Disrupt or be disrupted - that was exactly the spirit in which the Growth Hacking team was created this year (also a Grab principle that is recognised on the 2017 CNBC Disruptor 50 list). This was a deliberate decision to nurture our scrappy DNA, and ensure that we had a dedicated space to experiment and enable intelligent risk-taking.
Focusing on initiatives with the highest impact to unlock exponential scaling, our lean and nimble Growth Hacking team tackles challenges considered either too niched or high-risk by business teams. We do this by delivering growth loops to Grab, with the ultimate aim to outserve our 68 million consumers across the region.
What is a growth loop?
A typical growth loop follows this path:
1. Actively acquire the right users through needs-based /observable traits segmentation.
2. Activate these users to change their behaviour through incentives or deterrents.
3. Engage these same users through an ongoing consumer lifecycle management programme.
4. Driving virality across the system to exponentially increase desired impact.
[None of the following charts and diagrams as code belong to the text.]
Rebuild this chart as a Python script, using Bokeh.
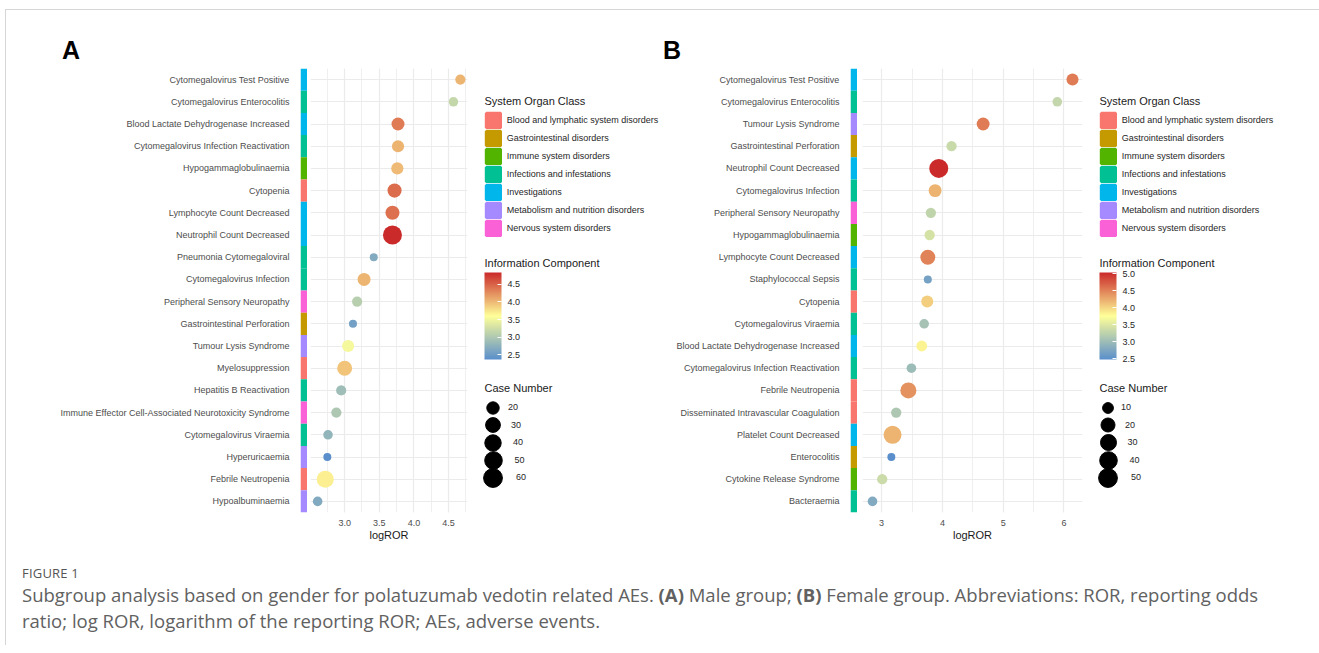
import numpy as np
from bokeh.plotting import figure
from bokeh.models import (FactorRange, Range1d, ColumnDataSource, ColorBar, FixedTicker,
                          PrintfTickFormatter, Legend, LegendItem, Label, CategoricalTicker,
                          SingleIntervalTicker, Div, CDSView, IndexFilter)
from bokeh.layouts import row, column
from bokeh.transform import factor_cmap, linear_cmap
from bokeh.embed import file_html
from bokeh.resources import INLINE

FONT = "Liberation Sans"

# ---------------- data ----------------
soc_classes = ["Blood and lymphatic system disorders", "Gastrointestinal disorders",
               "Immune system disorders", "Infections and infestations", "Investigations",
               "Metabolism and nutrition disorders", "Nervous system disorders"]
soc_colors = ["#F8766D", "#C49A00", "#53B400", "#00C094", "#00B6EB", "#A58AFF", "#FB61D7"]

terms_A = ["Cytomegalovirus Test Positive", "Cytomegalovirus Enterocolitis",
           "Blood Lactate Dehydrogenase Increased", "Cytomegalovirus Infection Reactivation",
           "Hypogammaglobulinaemia", "Cytopenia", "Lymphocyte Count Decreased",
           "Neutrophil Count Decreased", "Pneumonia Cytomegaloviral", "Cytomegalovirus Infection",
           "Peripheral Sensory Neuropathy", "Gastrointestinal Perforation", "Tumour Lysis Syndrome",
           "Myelosuppression", "Hepatitis B Reactivation",
           "Immune Effector Cell-Associated Neurotoxicity Syndrome", "Cytomegalovirus Viraemia",
           "Hyperuricaemia", "Febrile Neutropenia", "Hypoalbuminaemia"]
logror_A = [4.67, 4.57, 3.77, 3.77, 3.76, 3.72, 3.69, 3.69, 3.42, 3.28,
            3.18, 3.12, 3.05, 3.00, 2.95, 2.88, 2.76, 2.75, 2.72, 2.61]
ic_A = [4.03, 3.16, 4.35, 4.04, 4.00, 4.44, 4.42, 4.83, 2.68, 4.03,
        3.08, 2.56, 3.53, 3.94, 2.88, 2.99, 2.79, 2.37, 3.69, 2.66]
cases_A = [14, 13, 22, 19, 19, 27, 27, 61, 12, 22, 14, 12, 19, 32, 14, 14, 13, 12, 45, 13]
soc_A = ["Investigations", "Infections and infestations", "Investigations",
         "Infections and infestations", "Immune system disorders",
         "Blood and lymphatic system disorders", "Investigations", "Investigations",
         "Infections and infestations", "Infections and infestations", "Nervous system disorders",
         "Gastrointestinal disorders", "Metabolism and nutrition disorders",
         "Blood and lymphatic system disorders", "Infections and infestations",
         "Nervous system disorders", "Infections and infestations",
         "Metabolism and nutrition disorders", "Blood and lymphatic system disorders",
         "Metabolism and nutrition disorders"]
ic_ticks_A = [2.5, 3.0, 3.5, 4.0, 4.5]
size_breaks_A = [20, 30, 40, 50, 60]

terms_B = ["Cytomegalovirus Test Positive", "Cytomegalovirus Enterocolitis", "Tumour Lysis Syndrome",
           "Gastrointestinal Perforation", "Neutrophil Count Decreased", "Cytomegalovirus Infection",
           "Peripheral Sensory Neuropathy", "Hypogammaglobulinaemia", "Lymphocyte Count Decreased",
           "Staphylococcal Sepsis", "Cytopenia", "Cytomegalovirus Viraemia",
           "Blood Lactate Dehydrogenase Increased", "Cytomegalovirus Infection Reactivation",
           "Febrile Neutropenia", "Disseminated Intravascular Coagulation",
           "Platelet Count Decreased", "Enterocolitis", "Cytokine Release Syndrome", "Bacteraemia"]
logror_B = [6.14, 5.89, 4.67, 4.15, 3.94, 3.88, 3.81, 3.79, 3.76, 3.76,
            3.75, 3.70, 3.66, 3.49, 3.44, 3.24, 3.18, 3.16, 3.01, 2.85]
ic_B = [4.54, 3.30, 4.54, 3.34, 5.04, 4.21, 3.27, 3.43, 4.50, 2.68,
        4.06, 3.07, 3.82, 2.99, 4.41, 3.12, 4.21, 2.48, 3.35, 2.79]
cases_B = [13, 8, 16, 9, 52, 16, 9, 9, 25, 7, 13, 8, 10, 8, 31, 9, 44, 7, 9, 8]
soc_B = ["Investigations", "Infections and infestations", "Metabolism and nutrition disorders",
         "Gastrointestinal disorders", "Investigations", "Infections and infestations",
         "Nervous system disorders", "Immune system disorders", "Investigations",
         "Infections and infestations", "Blood and lymphatic system disorders",
         "Infections and infestations", "Investigations", "Infections and infestations",
         "Blood and lymphatic system disorders", "Blood and lymphatic system disorders",
         "Investigations", "Gastrointestinal disorders", "Immune system disorders",
         "Infections and infestations"]
ic_ticks_B = [2.5, 3.0, 3.5, 4.0, 4.5, 5.0]
size_breaks_B = [10, 20, 30, 40, 50]

panel_letters = ["A", "B"]
caption_label = "FIGURE 1"
caption_text = ("Subgroup analysis based on gender for polatuzumab vedotin related AEs. "
                "<b>(A)</b> Male group; <b>(B)</b> Female group. Abbreviations: ROR, reporting odds"
                "<br>ratio; log ROR, logarithm of the reporting ROR; AEs, adverse events.")


# ---------------- helpers ----------------
def lerp_palette(stops, n=256):
    rgb = [tuple(int(s[i:i + 2], 16) for i in (1, 3, 5)) for s in stops]
    k = len(rgb) - 1
    out = []
    for j in range(n):
        t = j / (n - 1) * k
        i = min(int(t), k - 1)
        f = t - i
        c = [round(rgb[i][m] + (rgb[i + 1][m] - rgb[i][m]) * f) for m in range(3)]
        out.append("#%02x%02x%02x" % tuple(c))
    return out


PAL = lerp_palette(["#5A8FCC", "#FFFF99", "#CB2A2A"])
R1, R2 = 8.0, 19.0


def size_scale(n, nmin, nmax):
    n = np.asarray(n, float)
    return R1 + (R2 - R1) * np.sqrt(np.clip((n - nmin) / (nmax - nmin), 0, 1))


FIG_H = 492          # figures start at page y = 68
B_TOP = 0
B_BOT = 48
FRAME_BOTTOM = 512   # page y of the frame bottom


def fy(page_y):
    return FRAME_BOTTOM - page_y


def make_panel(terms, logror, ic, cases, soc, ic_ticks, size_breaks, x_major, fmt,
               strip_border, main_gap, main_frame_w, leg_w):
    factors = list(reversed(terms))
    nmin, nmax = min(cases), max(cases)
    src = ColumnDataSource(dict(term=terms, logror=logror, ic=ic, cases=cases, soc=soc,
                                size=size_scale(cases, nmin, nmax)))

    # ---- strip + category labels ----
    sf = figure(width=strip_border + 7, height=FIG_H, x_range=Range1d(0, 1),
                y_range=FactorRange(factors=factors), x_axis_location=None,
                toolbar_location=None, output_backend="svg", min_border_left=strip_border,
                min_border_right=0, min_border_top=B_TOP, min_border_bottom=B_BOT,
                outline_line_color=None)
    sf.hbar(y="term", left=0, right=1, height=1, source=src, line_color=None,
            fill_color=factor_cmap("soc", soc_colors, soc_classes))
    sf.xgrid.visible = False
    sf.ygrid.visible = False
    ax = sf.yaxis[0]
    ax.axis_line_color = None
    ax.major_tick_line_color = None
    ax.major_label_text_font_size = "9px"
    ax.major_label_text_font = FONT
    ax.major_label_text_color = "#4d4d4d"
    ax.major_label_standoff = 5

    # ---- main dot plot ----
    lo, hi = min(logror), max(logror)
    span = hi - lo
    mf = figure(width=main_gap + main_frame_w + 5, height=FIG_H,
                x_range=Range1d(lo - 0.05 * span, hi + 0.05 * span),
                y_range=FactorRange(factors=factors), y_axis_location=None,
                toolbar_location=None, output_backend="svg", min_border_left=main_gap,
                min_border_right=5, min_border_top=B_TOP, min_border_bottom=B_BOT,
                outline_line_color=None)
    ticker = SingleIntervalTicker(interval=x_major, num_minor_ticks=2)
    mf.xaxis.ticker = ticker
    mf.xgrid.ticker = ticker
    mf.xgrid.grid_line_color = "#EBEBEB"
    mf.xgrid.grid_line_width = 1.2
    mf.xgrid.minor_grid_line_color = "#EFEFEF"
    mf.xgrid.minor_grid_line_width = 1.0
    mf.ygrid.ticker = CategoricalTicker()
    mf.ygrid.grid_line_color = "#EBEBEB"
    mf.ygrid.grid_line_width = 1.2
    mapper = linear_cmap("ic", PAL, min(ic), max(ic))
    mf.scatter(x="logror", y="term", size="size", source=src, fill_color=mapper,
               line_color=None)
    xa = mf.xaxis[0]
    xa.axis_label = "logROR"
    xa.formatter = PrintfTickFormatter(format=fmt)
    xa.axis_line_color = None
    xa.major_tick_line_color = None
    xa.minor_tick_line_color = None
    xa.major_label_text_font_size = "9px"
    xa.major_label_text_font = FONT
    xa.major_label_text_color = "#4d4d4d"
    xa.major_label_standoff = 1
    xa.axis_label_text_font_size = "11px"
    xa.axis_label_text_font = FONT
    xa.axis_label_text_font_style = "normal"
    xa.axis_label_text_color = "#1a1a1a"
    xa.axis_label_standoff = 0

    # ---- legends ----
    # data ranges of this figure are [0, 1]; legend-key renderers take one real row
    # (logROR > 2) so they fall outside the frame and only show up in the legends.
    lf = figure(width=leg_w, height=FIG_H, x_range=Range1d(0, 1), y_range=Range1d(0, 1),
                x_axis_location=None, y_axis_location=None, toolbar_location=None,
                output_backend="svg", min_border_left=0, min_border_right=0,
                min_border_top=B_TOP, min_border_bottom=B_BOT, outline_line_color=None)
    lf.xgrid.visible = False
    lf.ygrid.visible = False
    KX = 12  # visible key left, relative to legend figure
    one = CDSView(filter=IndexFilter(indices=[0]))

    for txt, py in (("System Organ Class", 100), ("Information Component", 262),
                    ("Case Number", 387)):
        lf.add_layout(Label(x=KX, y=fy(py), x_units="screen", y_units="screen", text=txt,
                            text_font=FONT, text_font_size="11px", text_baseline="middle",
                            text_color="#1a1a1a"))

    # area legend glyphs are inset by 10% of the box on each side; a same-colour
    # outline of width LW grows the key back to ~17 px
    GB, LW = 18, 3
    edge = GB * 0.1 - LW / 2
    soc_rs = [lf.rect(x="logror", y="ic", width=0.01, height=0.01, source=src, view=one,
                      fill_color=c, line_color=c, line_width=LW) for c in soc_colors]
    box_top = 111 - edge
    box_bottom = box_top + 7 * GB
    soc_leg = Legend(items=[LegendItem(label=s, renderers=[r]) for s, r in zip(soc_classes, soc_rs)],
                     location=(KX - edge, fy(box_bottom)), orientation="vertical",
                     glyph_width=GB, glyph_height=GB, label_height=GB, spacing=0, padding=0,
                     margin=0, label_standoff=5, label_text_font_size="9px",
                     label_text_font=FONT, label_text_color="#262626",
                     border_line_color=None, background_fill_alpha=0)
    lf.add_layout(soc_leg)

    cb = ColorBar(color_mapper=mapper["transform"], ticker=FixedTicker(ticks=ic_ticks),
                  formatter=PrintfTickFormatter(format="%.1f"), width=17, height=87,
                  location=(KX, fy(359)), padding=0, margin=0,
                  major_label_text_font_size="9px", major_label_text_font=FONT,
                  major_label_text_color="#262626", label_standoff=6,
                  major_tick_line_color="white", major_tick_in=4, major_tick_out=0,
                  bar_line_color=None, border_line_color=None, background_fill_alpha=0)
    lf.add_layout(cb)

    rs = lf.scatter(x="logror", y="ic", size=1, color="black", source=src, view=one)
    cx = KX + 8.5
    for i, b in enumerate(size_breaks):
        d = float(size_scale(b, nmin, nmax))
        g = int(round(d / 0.4))
        cy = 407.3 + i * 17.5
        leg = Legend(items=[LegendItem(label=str(b), renderers=[rs])],
                     location=(cx - g / 2, fy(cy) - g / 2), glyph_width=g, glyph_height=g,
                     label_height=g, padding=0, margin=0, spacing=0,
                     label_standoff=int(round(14 - g / 2)), label_text_font_size="9px",
                     label_text_font=FONT, label_text_color="#262626",
                     border_line_color=None, background_fill_alpha=0)
        lf.add_layout(leg)
    return sf, mf, lf


sfA, mfA, lfA = make_panel(terms_A, logror_A, ic_A, cases_A, soc_A, ic_ticks_A,
                           size_breaks_A, 0.5, "%.1f", 294, 3, 157, 190)
sfB, mfB, lfB = make_panel(terms_B, logror_B, ic_B, cases_B, soc_B, ic_ticks_B,
                           size_breaks_B, 1.0, "%d", 188, 5, 220, 232)

letters = Div(text=('<div style="position:relative;width:1313px;height:58px;'
                    'font-family:\'Liberation Sans\',sans-serif;font-weight:bold;'
                    'font-size:25px;line-height:25px;color:#000;">'
                    '<span style="position:absolute;left:56px;top:28px;">' + panel_letters[0] + '</span>'
                    '<span style="position:absolute;left:657px;top:28px;">' + panel_letters[1] + '</span>'
                    '</div>'), width=1313, height=58, margin=0)

cap = Div(text=('<div style="font-family:\'Open Sans\',sans-serif;color:#616161;'
                'padding:4px 0 0 16px;">'
                '<div style="font-size:13px;line-height:18px;letter-spacing:0.2px;color:#555;">'
                + caption_label + '</div>'
                '<div style="font-size:18.5px;line-height:26px;">' + caption_text + '</div></div>'),
          width=1313, height=85, margin=0)

layout = column(letters, row(sfA, mfA, lfA, sfB, mfB, lfB), cap,
                styles={"border-top": "1px solid #d6d6d6", "border-left": "1px solid #d6d6d6",
                        "margin-left": "5px", "margin-top": "9px"})

open("out.html", "w").write(file_html(layout, INLINE))
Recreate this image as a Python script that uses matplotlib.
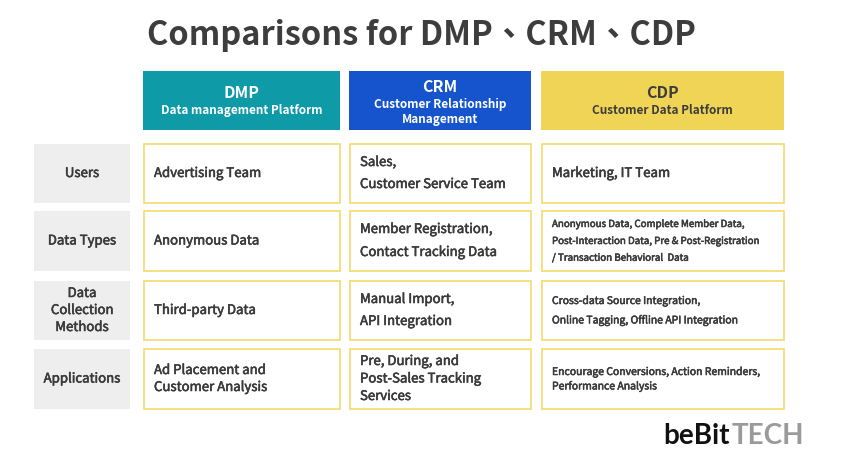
import matplotlib
matplotlib.use("Agg")
import matplotlib.pyplot as plt
import matplotlib.patheffects as pe
from matplotlib.patches import Rectangle

plt.rcParams['font.family'] = ['Noto Sans CJK TC', 'DejaVu Sans']

title = "Comparisons for DMP、CRM、CDP"
platforms = ["DMP", "CRM", "CDP"]
platform_names = [
    ["Data management Platform"],
    ["Customer Relationship", "Management"],
    ["Customer Data Platform"],
]
row_labels = [
    ["Users"],
    ["Data Types"],
    ["Data", "Collection", "Methods"],
    ["Applications"],
]
cells = [
    [["Advertising Team"], ["Sales,", "Customer Service Team"], ["Marketing, IT Team"]],
    [["Anonymous Data"], ["Member Registration,", "Contact Tracking Data"],
     ["Anonymous Data, Complete Member Data,", "Post-Interaction Data, Pre & Post-Registration",
      "/ Transaction Behavioral  Data"]],
    [["Third-party Data"], ["Manual Import,", "API Integration"],
     ["Cross-data Source Integration,", "Online Tagging, Offline API Integration"]],
    [["Ad Placement and", "Customer Analysis"], ["Pre, During, and", "Post-Sales Tracking", "Services"],
     ["Encourage Conversions, Action Reminders,", "Performance Analysis"]],
]
logo = ["beBit", "TECH"]

# layout (pixels)
W, H = 842, 473
col_x = [(143, 340), (349, 531), (541, 784)]
row_y = [(144, 203), (211, 271), (281, 340), (349, 409)]
label_x = (34, 130)
head_y = (71, 130)
head_colors = ["#0E9AA7", "#1554CD", "#EFD456"]
head_text = ["white", "white", "#3d3d3d"]
line_gap = [[0, 22, 0], [0, 23, 17], [0, 22, 19], [17, 17.5, 14]]
cell_size = [[9.5, 9.5, 9.5], [9.5, 9.5, 7], [9.5, 9.5, 7.5], [9.5, 9.5, 7.5]]
txt = "#3a3a3a"
# regular CJK face looks a touch light next to the original's medium weight
thicken = [pe.withStroke(linewidth=0.4, foreground=txt)]

fig = plt.figure(figsize=(W / 100, H / 100), dpi=100)
ax = fig.add_axes([0, 0, 1, 1])
ax.set_xlim(0, W)
ax.set_ylim(H, 0)
ax.axis("off")


def lines(x, yc, rows, gap, **kw):
    n = len(rows)
    for i, s in enumerate(rows):
        ax.text(x, yc + (i - (n - 1) / 2) * gap, s, va="center", **kw)


ax.text(W / 2, 35, title, ha="center", va="center", fontsize=23.5,
        fontweight="bold", color="#3d3d3d")

# header boxes
for j, (x0, x1) in enumerate(col_x):
    ax.add_patch(Rectangle((x0, head_y[0]), x1 - x0, head_y[1] - head_y[0],
                           facecolor=head_colors[j], edgecolor="none"))
    xc = (x0 + x1) / 2
    sub = platform_names[j]
    top = 93 if len(sub) == 1 else 87
    ax.text(xc, top, platforms[j], ha="center", va="center", fontsize=11.5,
            fontweight="bold", color=head_text[j])
    lines(xc, top + 17 + (len(sub) - 1) * 7.5, sub, 15, ha="center",
          fontsize=8.5, fontweight="bold", color=head_text[j])

# rows
for i, (y0, y1) in enumerate(row_y):
    yc = (y0 + y1) / 2
    ax.add_patch(Rectangle((label_x[0], y0), label_x[1] - label_x[0], y1 - y0,
                           facecolor="#EEEEEE", edgecolor="none"))
    lines((label_x[0] + label_x[1]) / 2, yc, row_labels[i], 17, ha="center",
          fontsize=9.5, color=txt, path_effects=thicken)
    for j, (x0, x1) in enumerate(col_x):
        ax.add_patch(Rectangle((x0 + 1, y0), x1 - x0 - 1, y1 - y0,
                               facecolor="white", edgecolor="#F2DB6E", lw=1.2))
        lines(x0 + 11, yc, cells[i][j], line_gap[i][j], ha="left",
              fontsize=cell_size[i][j], color=txt, path_effects=thicken)

# logo
t = ax.text(663, 436, logo[0], ha="left", va="center", fontsize=20,
            fontweight="bold", color="#111111", family=["Lato"])
fig.canvas.draw()
bb = t.get_window_extent().transformed(ax.transData.inverted())
ax.text(bb.x1 + 2, 436, logo[1], ha="left", va="center", fontsize=20,
        fontweight="bold", color="#9a9a9a", family=["Lato"])

fig.savefig("out.png", dpi=100, facecolor="white")
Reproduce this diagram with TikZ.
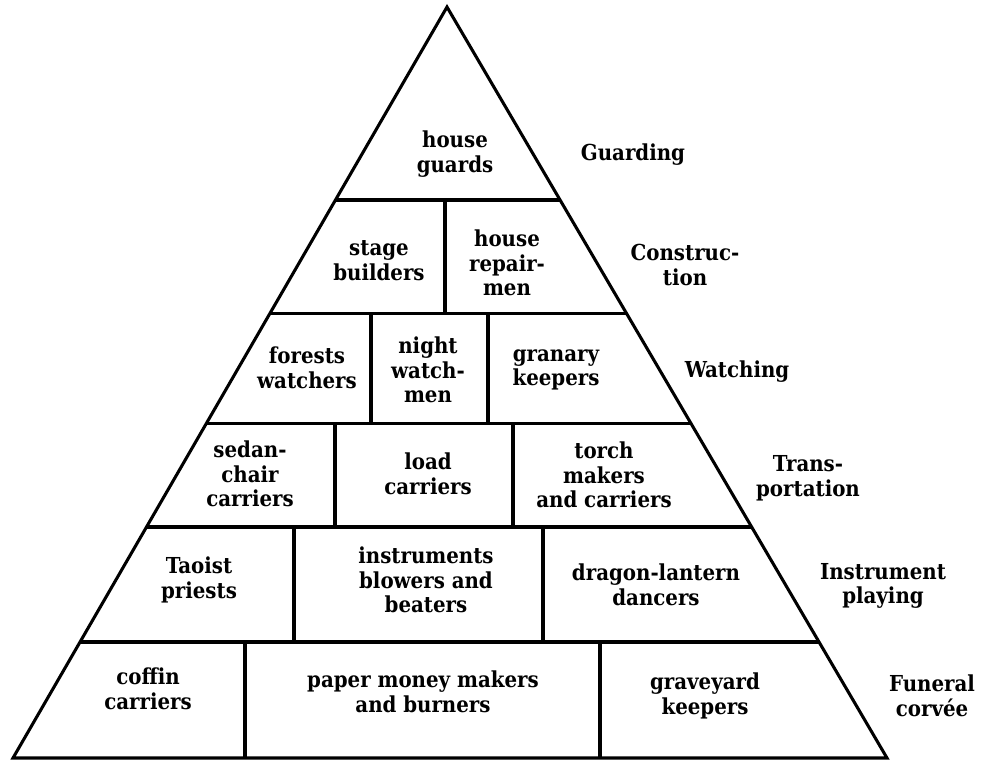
\documentclass[tikz,border=0pt]{standalone}
\usepackage{fontspec}
\setmainfont{DejaVu Serif Condensed}
\usetikzlibrary{calc}
\tikzset{
  cell/.style={align=center, inner sep=0pt, font=\fontsize{16.5}{18.5}\selectfont\bfseries},
  duty/.style={cell},
  wall/.style={line width=2.3pt}
}

\begin{document}
\begin{tikzpicture}[x=0.75pt,y=-0.75pt]
  \useasboundingbox (0,0) rectangle (982,761);
  \coordinate (A) at (447,7);
  \coordinate (B) at (13,758);
  \coordinate (C) at (887,758);
  \draw[wall, line join=miter] (A) -- (B) -- (C) -- cycle;
  % floors of the pyramid
  \foreach \t in {0.257,0.4075,0.554,0.6924,0.8455}{
    \draw[wall] ($(A)!\t!(B)$) -- ($(A)!\t!(C)$);
  }
  % walls between the cells
  \draw[wall] (445,200) -- (445,313);
  \draw[wall] (371,313) -- (371,423);
  \draw[wall] (488,313) -- (488,423);
  \draw[wall] (335,423) -- (335,527);
  \draw[wall] (513,423) -- (513,527);
  \draw[wall] (294,527) -- (294,642);
  \draw[wall] (543,527) -- (543,642);
  \draw[wall] (245,642) -- (245,758);
  \draw[wall] (600,642) -- (600,758);

  \node[cell] (guards) at (455,154) {house\\guards};
  \node[cell] (stage) at (379,261) {stage\\builders};
  \node[cell] (repair) at (507,263) {house\\repair-\\men};
  \node[cell] (forests) at (307,368) {forests\\watchers};
  \node[cell] (night) at (428,370) {night\\watch-\\men};
  \node[cell] (granary) at (556,370) {granary\\keepers};
  \node[cell] (sedan) at (250,474) {sedan-\\chair\\carriers};
  \node[cell] (load) at (428,474) {load\\carriers};
  \node[cell] (torch) at (604,475) {torch\\makers\\and carriers};
  \node[cell] (taoist) at (199,580) {Taoist\\priests};
  \node[cell] (blowers) at (426,580) {instruments\\blowers and\\beaters};
  \node[cell] (dragon) at (656,585) {dragon-lantern\\dancers};
  \node[cell] (coffin) at (148,689) {coffin\\carriers};
  \node[cell] (paper) at (423,692) {paper money makers\\and burners};
  \node[cell] (graveyard) at (705,696) {graveyard\\keepers};

  \node[duty] (guarding) at (633,155) {Guarding};
  \node[duty] (construction) at (685,265) {Construc-\\tion};
  \node[duty] (watching) at (737,372) {Watching};
  \node[duty] (transport) at (808,478) {Trans-\\portation};
  \node[duty] (playing) at (883,586) {Instrument\\playing};
  \node[duty] (funeral) at (932,696) {Funeral\\corvée};
\end{tikzpicture}
\end{document}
In order to create the most scalable and impactful growth loops, we chose to house our Growth Hacking team within our Technology organisation (instead of its traditional home: Marketing). This enables us to leverage our engineering expertise to increase the speed and scale of our experiments , A/B test frequently and deploy across different markets simultaneously.
What results has the Growth team delivered since its inception?
Since its formation earlier this year, we have completed several experiments across the Grab platform, testing the effects of gamification, multi-level marketing and local culture on user behaviour.
We measure our success against a single metric, the Growth Factor: defined as increase in rides / increase in costs.
A growth factor greater than one indicates that we’re bringing a cost efficient increase in rides / market share.
Being a data-driven business, we’re focused on how we can best define successful experiments. Having a single source of truth to prioritise and evaluate our experiments ensures that we can move fast and consistently.
A successful Growth projects is our Spin-to-Win experiment. We started formulating this experiment by asking, “How can we better engage with drivers?”
We knew that gamification is a proven growth strategy and wanted to leverage this concept to drive viral engagement on our platform. In particular, we were inspired by an experiment conducted by psychologist and behaviourist B.F Skinner in the 1960s. Skinner put pigeons in a box that issued a pellet of food when they pushed a lever. However, he altered the box, such that pellets were delivered randomly. This incentivised the pigeons to press the lever more often. This experiment created the “variable ratio enforcement” proof:
With too little reward, people (or pigeons!) will disengage.
With too much rewards, people (and pigeons!) will also disengage.
Based on this theory, we wanted to find the right balance in delivering an incentive experience that was delightful yet unobtrusive. The result was the Spin-to-Win game. Because of its popularity, such a game was easily understood, and probabilistic enough to drive engagement.
We developed an A/B test within three weeks and offered both monetary and merchandise rewards to drivers who completed a pre-determined number of rides per day.
Spin-to-Win with Merchandise rewards
Spin-to-Win with Monetary rewards
Design Variations on Monetary version
Design Variations - Hyperlocal for Jakarta
Jackpot Prize Design 1
Jackpot Prize Design 2
To increase engagement, we sent reminders to drivers regularly. We also celebrated every win of the driver to encourage continual participation.
As we continue to experiment across the region, we take into account additional lenses, including driver acceptance, cancellation and driver ratings to further refine our results. And hopefully, this is something all of our drivers can enjoy very soon!